PROBLEM STATEMENT
Set down each line of the data below exactly as it stands, dropping the pictures.

GIVEN INFORMATION

···

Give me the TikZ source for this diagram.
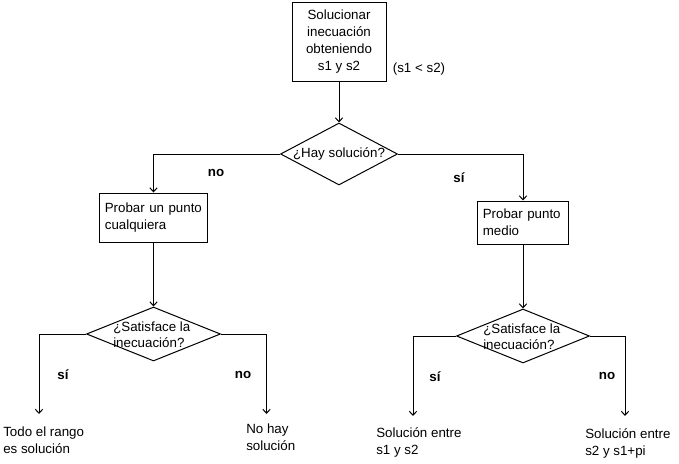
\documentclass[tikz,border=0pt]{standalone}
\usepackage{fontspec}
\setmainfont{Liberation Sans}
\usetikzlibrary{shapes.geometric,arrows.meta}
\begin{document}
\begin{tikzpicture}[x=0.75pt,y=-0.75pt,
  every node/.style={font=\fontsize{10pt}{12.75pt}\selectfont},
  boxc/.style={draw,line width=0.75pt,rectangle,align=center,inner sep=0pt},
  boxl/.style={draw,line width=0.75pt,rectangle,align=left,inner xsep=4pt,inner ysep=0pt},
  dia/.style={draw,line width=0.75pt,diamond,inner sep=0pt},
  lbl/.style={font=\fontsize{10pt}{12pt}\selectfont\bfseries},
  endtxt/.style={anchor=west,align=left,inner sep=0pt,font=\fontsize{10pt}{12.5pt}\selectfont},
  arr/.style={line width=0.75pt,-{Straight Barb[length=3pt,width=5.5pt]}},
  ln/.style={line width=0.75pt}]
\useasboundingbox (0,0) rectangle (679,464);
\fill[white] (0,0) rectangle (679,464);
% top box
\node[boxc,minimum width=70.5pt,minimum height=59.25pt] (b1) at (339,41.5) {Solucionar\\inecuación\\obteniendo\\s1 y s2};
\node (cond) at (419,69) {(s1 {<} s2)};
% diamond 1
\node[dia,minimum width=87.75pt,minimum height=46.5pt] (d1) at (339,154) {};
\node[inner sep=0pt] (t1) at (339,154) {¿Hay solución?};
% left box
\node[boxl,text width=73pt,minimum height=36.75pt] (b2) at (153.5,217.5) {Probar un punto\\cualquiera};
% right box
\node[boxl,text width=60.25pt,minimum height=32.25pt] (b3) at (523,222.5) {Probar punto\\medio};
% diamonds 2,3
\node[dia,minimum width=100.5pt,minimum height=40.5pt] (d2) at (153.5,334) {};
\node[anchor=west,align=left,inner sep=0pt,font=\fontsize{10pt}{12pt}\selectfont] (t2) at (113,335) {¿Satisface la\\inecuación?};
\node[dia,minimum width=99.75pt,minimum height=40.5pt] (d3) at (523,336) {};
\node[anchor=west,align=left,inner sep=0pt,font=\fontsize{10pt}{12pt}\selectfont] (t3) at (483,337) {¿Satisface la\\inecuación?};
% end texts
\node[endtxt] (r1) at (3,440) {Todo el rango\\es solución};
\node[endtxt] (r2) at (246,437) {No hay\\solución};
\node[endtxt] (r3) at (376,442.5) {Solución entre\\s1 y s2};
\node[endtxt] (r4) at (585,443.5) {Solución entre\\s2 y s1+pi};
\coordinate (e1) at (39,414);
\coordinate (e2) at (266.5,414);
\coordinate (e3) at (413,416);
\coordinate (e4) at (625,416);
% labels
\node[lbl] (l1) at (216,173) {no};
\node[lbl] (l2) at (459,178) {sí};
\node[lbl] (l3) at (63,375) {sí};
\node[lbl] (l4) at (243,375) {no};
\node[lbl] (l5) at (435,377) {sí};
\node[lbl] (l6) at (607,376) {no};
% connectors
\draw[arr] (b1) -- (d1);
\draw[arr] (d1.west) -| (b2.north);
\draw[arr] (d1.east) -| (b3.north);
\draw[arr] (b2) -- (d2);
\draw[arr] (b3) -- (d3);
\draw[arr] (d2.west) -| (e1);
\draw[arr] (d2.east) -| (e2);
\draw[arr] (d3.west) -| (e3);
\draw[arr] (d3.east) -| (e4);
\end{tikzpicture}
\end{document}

···

WRITTEN SOLUTION
Give me the TikZ source for this diagram.
\documentclass[tikz,border=0pt]{standalone}
\usepackage{fontspec}
\setmainfont{Liberation Sans}
\usetikzlibrary{shapes.geometric,arrows.meta}
\begin{document}
\begin{tikzpicture}[x=0.75pt,y=-0.75pt,
  every node/.style={font=\fontsize{10pt}{12.75pt}\selectfont},
  boxc/.style={draw,line width=0.75pt,rectangle,align=center,inner sep=0pt},
  boxl/.style={draw,line width=0.75pt,rectangle,align=left,inner xsep=4pt,inner ysep=0pt},
  dia/.style={draw,line width=0.75pt,diamond,inner sep=0pt},
  lbl/.style={font=\fontsize{10pt}{12pt}\selectfont\bfseries},
  endtxt/.style={anchor=west,align=left,inner sep=0pt,font=\fontsize{10pt}{12.5pt}\selectfont},
  arr/.style={line width=0.75pt,-{Straight Barb[length=3pt,width=5.5pt]}},
  ln/.style={line width=0.75pt}]
\useasboundingbox (0,0) rectangle (679,464);
\fill[white] (0,0) rectangle (679,464);
% top box
\node[boxc,minimum width=70.5pt,minimum height=59.25pt] (b1) at (339,41.5) {Solucionar\\inecuación\\obteniendo\\s1 y s2};
\node (cond) at (419,69) {(s1 {<} s2)};
% diamond 1
\node[dia,minimum width=87.75pt,minimum height=46.5pt] (d1) at (339,154) {};
\node[inner sep=0pt] (t1) at (339,154) {¿Hay solución?};
% left box
\node[boxl,text width=73pt,minimum height=36.75pt] (b2) at (153.5,217.5) {Probar un punto\\cualquiera};
% right box
\node[boxl,text width=60.25pt,minimum height=32.25pt] (b3) at (523,222.5) {Probar punto\\medio};
% diamonds 2,3
\node[dia,minimum width=100.5pt,minimum height=40.5pt] (d2) at (153.5,334) {};
\node[anchor=west,align=left,inner sep=0pt,font=\fontsize{10pt}{12pt}\selectfont] (t2) at (113,335) {¿Satisface la\\inecuación?};
\node[dia,minimum width=99.75pt,minimum height=40.5pt] (d3) at (523,336) {};
\node[anchor=west,align=left,inner sep=0pt,font=\fontsize{10pt}{12pt}\selectfont] (t3) at (483,337) {¿Satisface la\\inecuación?};
% end texts
\node[endtxt] (r1) at (3,440) {Todo el rango\\es solución};
\node[endtxt] (r2) at (246,437) {No hay\\solución};
\node[endtxt] (r3) at (376,442.5) {Solución entre\\s1 y s2};
\node[endtxt] (r4) at (585,443.5) {Solución entre\\s2 y s1+pi};
\coordinate (e1) at (39,414);
\coordinate (e2) at (266.5,414);
\coordinate (e3) at (413,416);
\coordinate (e4) at (625,416);
% labels
\node[lbl] (l1) at (216,173) {no};
\node[lbl] (l2) at (459,178) {sí};
\node[lbl] (l3) at (63,375) {sí};
\node[lbl] (l4) at (243,375) {no};
\node[lbl] (l5) at (435,377) {sí};
\node[lbl] (l6) at (607,376) {no};
% connectors
\draw[arr] (b1) -- (d1);
\draw[arr] (d1.west) -| (b2.north);
\draw[arr] (d1.east) -| (b3.north);
\draw[arr] (b2) -- (d2);
\draw[arr] (b3) -- (d3);
\draw[arr] (d2.west) -| (e1);
\draw[arr] (d2.east) -| (e2);
\draw[arr] (d3.west) -| (e3);
\draw[arr] (d3.east) -| (e4);
\end{tikzpicture}
\end{document}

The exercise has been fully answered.